Existiam dois Circos na
rua, um pertencia ao Sarto, conhecido por Nego Mau - apesar de ser circo de
brincadeira, era tudo bem organizado, tinha bilheteria, arquibancada, trapézios
e palhaços – eu e os meus irmãos fomos “contratados” para fazer acrobacias,
ficamos conhecidos como “Os Irmãos Borracha”, acabou a temporada e o patrão não
pagou o nosso cachê, depois de trinta anos, fizemos o Nego Mau pagar um jantar
e uma grade de cervejas para o Neno, Rocha, Zezinho e o Henrique.

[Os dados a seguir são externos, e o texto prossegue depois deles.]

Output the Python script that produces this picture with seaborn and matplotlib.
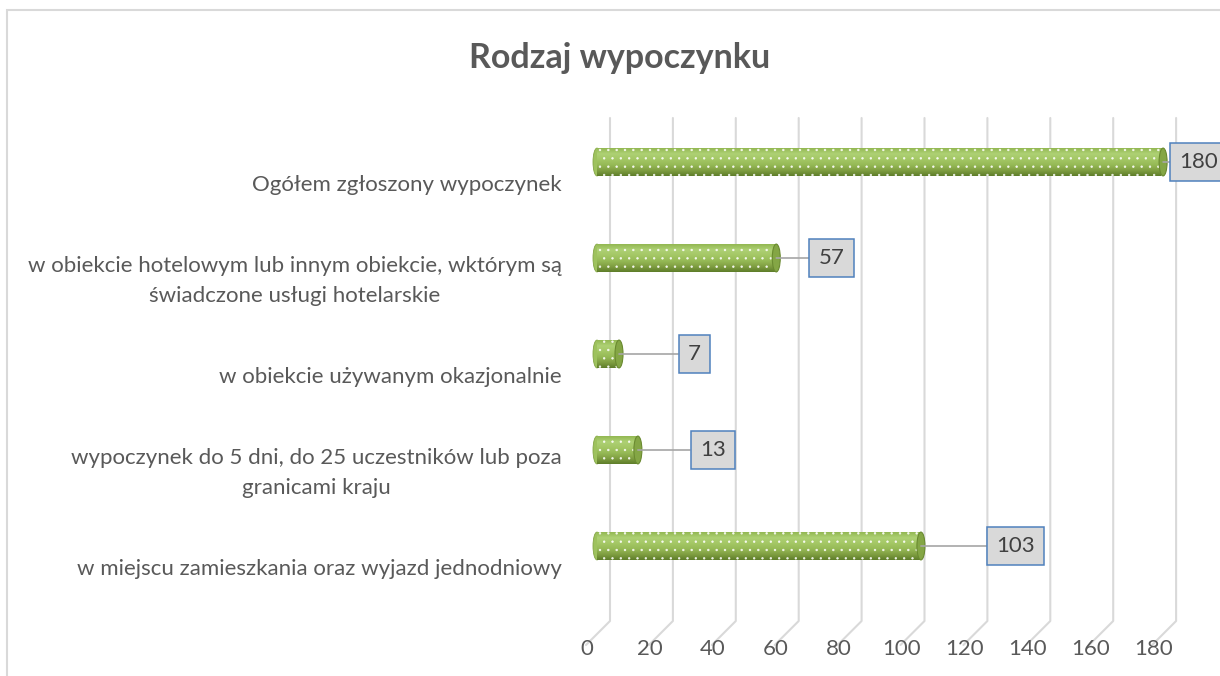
import matplotlib
matplotlib.use("Agg")
import numpy as np
import pandas as pd
import seaborn as sns
import matplotlib.pyplot as plt
import matplotlib.transforms as mtransforms
from matplotlib.patches import Rectangle, Ellipse
from matplotlib.lines import Line2D
from matplotlib.colors import LinearSegmentedColormap

# ---------------- data ----------------
title = "Rodzaj wypoczynku"
categories = [
    "Ogółem zgłoszony wypoczynek",
    "w obiekcie hotelowym lub innym obiekcie, wktórym są\nświadczone usługi hotelarskie",
    "w obiekcie używanym okazjonalnie",
    "wypoczynek do 5 dni, do 25 uczestników lub poza\ngranicami kraju",
    "w miejscu zamieszkania oraz wyjazd jednodniowy",
]
values = [180, 57, 7, 13, 103]
x_ticks = [0, 20, 40, 60, 80, 100, 120, 140, 160, 180]

# layout: x position (data units) of each value-label box
label_x = [185.2, 70.5, 28.9, 32.7, 127.0]

# ---------------- style ----------------
W, H, DPI = 1220, 676, 100
sns.set_theme(style="white")
plt.rcParams["font.family"] = ["Lato", "DejaVu Sans"]
plt.rcParams["hatch.linewidth"] = 0.5

TXT = "#595959"
FS = 16

fig = plt.figure(figsize=(W / DPI, H / DPI), dpi=DPI)
fig.patch.set_facecolor("white")

ax_l, ax_r, ax_t, ax_b = 597, 1220, 118, 645
ax = fig.add_axes([ax_l / W, 1 - ax_b / H, (ax_r - ax_l) / W, (ax_b - ax_t) / H])
ax.set_facecolor("none")

df = pd.DataFrame({"kategoria": categories, "liczba": values})
sns.barplot(data=df, y="kategoria", x="liczba", orient="h", width=0.29,
            color="#9BBB59", ax=ax, zorder=2, saturation=1)

bars = list(ax.patches)
px_per_unit = 3.145
xmax = (ax_r - ax_l) / px_per_unit
y_top = (ax_t - 162) / 96
y_bot = (ax_b - 162) / 96

grad_cmap = LinearSegmentedColormap.from_list(
    "cyl", ["#93B853", "#AED174", "#A4C765", "#96BA56", "#809F42", "#5F7E2A"])
grad = np.linspace(0, 1, 64).reshape(-1, 1)
cap_w = 8 / px_per_unit

for patch in bars:
    x0, y0, w, h = patch.get_x(), patch.get_y(), patch.get_width(), patch.get_height()
    yc = y0 + h / 2
    ax.add_patch(Ellipse((x0, yc), cap_w, h, facecolor="#9EC25E", edgecolor="#84A645",
                         lw=0.6, zorder=1.9, clip_on=False))
    im = ax.imshow(grad, cmap=grad_cmap, extent=(x0, x0 + w, y0 + h, y0),
                   aspect="auto", origin="upper", zorder=2, interpolation="bilinear")
    im.set_clip_path(patch)
    patch.set_facecolor("none")
    patch.set_edgecolor((1, 1, 1, 0.85))
    patch.set_linewidth(0)
    patch.set_hatch("..")
    patch.set_zorder(2.5)
    ax.add_patch(Ellipse((x0 + w, yc), cap_w, h, facecolor="#84A645",
                         edgecolor="#6A8A30", lw=0.8, zorder=3))

ax.set_xlim(0, xmax)
ax.set_ylim(y_bot, y_top)
ax.set_aspect("auto")

for s in ax.spines.values():
    s.set_visible(False)
ax.grid(False)
ax.set_xlabel("")
ax.set_ylabel("")
ax.tick_params(length=0, pad=0)

# gridlines with 3D floor perspective
ident = mtransforms.IdentityTransform()
for t in x_ticks:
    xp = ax.transData.transform((t, 0))[0]
    ln = Line2D([xp + 13, xp + 13, xp - 11], [H - ax_t, H - 621, H - 645],
                transform=ident, color="#D9D9D9", lw=1.5, zorder=0.5, clip_on=False)
    ax.add_line(ln)

# tick labels
ax.set_xticks(x_ticks)
ax.set_xticklabels([str(t) for t in x_ticks], fontsize=FS, color=TXT)
xoff = mtransforms.ScaledTranslation(-10 / DPI, -4 / DPI, fig.dpi_scale_trans)
for lbl in ax.get_xticklabels():
    lbl.set_va("center")
    lbl.set_transform(lbl.get_transform() + xoff)

ax.set_yticks(range(len(categories)))
ax.set_yticklabels(categories, fontsize=FS, color=TXT)
yoff = mtransforms.ScaledTranslation(-35 / DPI, -23 / DPI, fig.dpi_scale_trans)
for lbl in ax.get_yticklabels():
    lbl.set_ha("right")
    lbl.set_va("center")
    lbl.set_multialignment("center")
    lbl.set_linespacing(1.6)
    lbl.set_transform(lbl.get_transform() + yoff)

# value labels with leader lines
for i, (v, lx) in enumerate(zip(values, label_x)):
    ax.annotate(str(v), xy=(v, i), xytext=(lx, i), ha="left", va="center",
                fontsize=FS, color="#404040",
                bbox=dict(boxstyle="square,pad=0.42", fc="#D9D9D9", ec="#4F81BD", lw=1.1),
                arrowprops=dict(arrowstyle="-", color="#A6A6A6", lw=1.2, shrinkA=0, shrinkB=0),
                zorder=5, annotation_clip=False)

fig.text(620 / W, 1 - 58 / H, title, ha="center", va="center", fontsize=24.5,
         fontweight="bold", color=TXT)

fig.add_artist(Rectangle((7 / W, -0.05), 1.1, (1 - 10 / H) + 0.05, transform=fig.transFigure,
                         fill=False, ec="#D9D9D9", lw=1.5, zorder=10))

fig.savefig("out.png", dpi=DPI, facecolor="white")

O outro circo pertencia ao Aluízio - fui “trabalhar” para ele, certa vez, estava no trapézio de cabeça para
baixo, o Nego Mau pegou uma baladeira e, com uma bolinha, acertou bem no meu
“ovo esquerdo”, cai de cabeça no chão, acho que com o baque na cachola fiquei
tantã até hoje.
A nossa criação foi muito
rígida, mas, moleque não tem jeito, sempre que os velhos davam bobeira eu fugia
para brincar na rua, gostava de nadar, jogar bola, curtir as brincadeiras de
papagaio de papel, jogar pião e gangapé, subir em mangueiras, pular da ponte,
morcegar a carroça do Sêo Hilário, dentre outras - pelas as minhas peraltices,
acho que pegava uma peia todo dia, pior que além dos meus pais tinha também a
vovó paterna, uma cearense braba, qualquer coisa errada era motivo para pegar
uns bolos na mão.
Acordei, voltei para o
século XXI, tudo acabou, restaram poucos vizinhos que teimaram em ficar no
lugar, o nosso Igarapé de Manaus foi aterrado, todas as casas da sua margem
foram retiradas, transformaram o local num centro de convivência para os
jovens, com bastantes quadras de futebol de salão, ciclovias e praças de alimentação.
Depois, resolvi fazer uma
caminhada pelo entorno do Parque Desembargador Paulo Jacob, uma justa homenagem
a um antigo morador da Rua Major Gabriel – tristeza, muita tristeza, pois o
local está abandonado, com muito mato e lixos por toda parte – dizem que a
Prefeitura de Manaus não aceitou tomar conta do parque, em decorrência de não
ter sido o “pai da criança”.
Encontrei com o meu amigo Aluízio
ele ainda mora na mesma casa onde nasceu há sessenta e seis anos atrás,
inclusive, fui convidado para o seu aniversário no próximo dia 13 do mês corrente
mês – estarei lá para rever os amigos.
Apesar de toda a
descaracterização do local, continua sendo o lugar mais querido da minha
infância, o meu Igarapé de Manaus! É isso.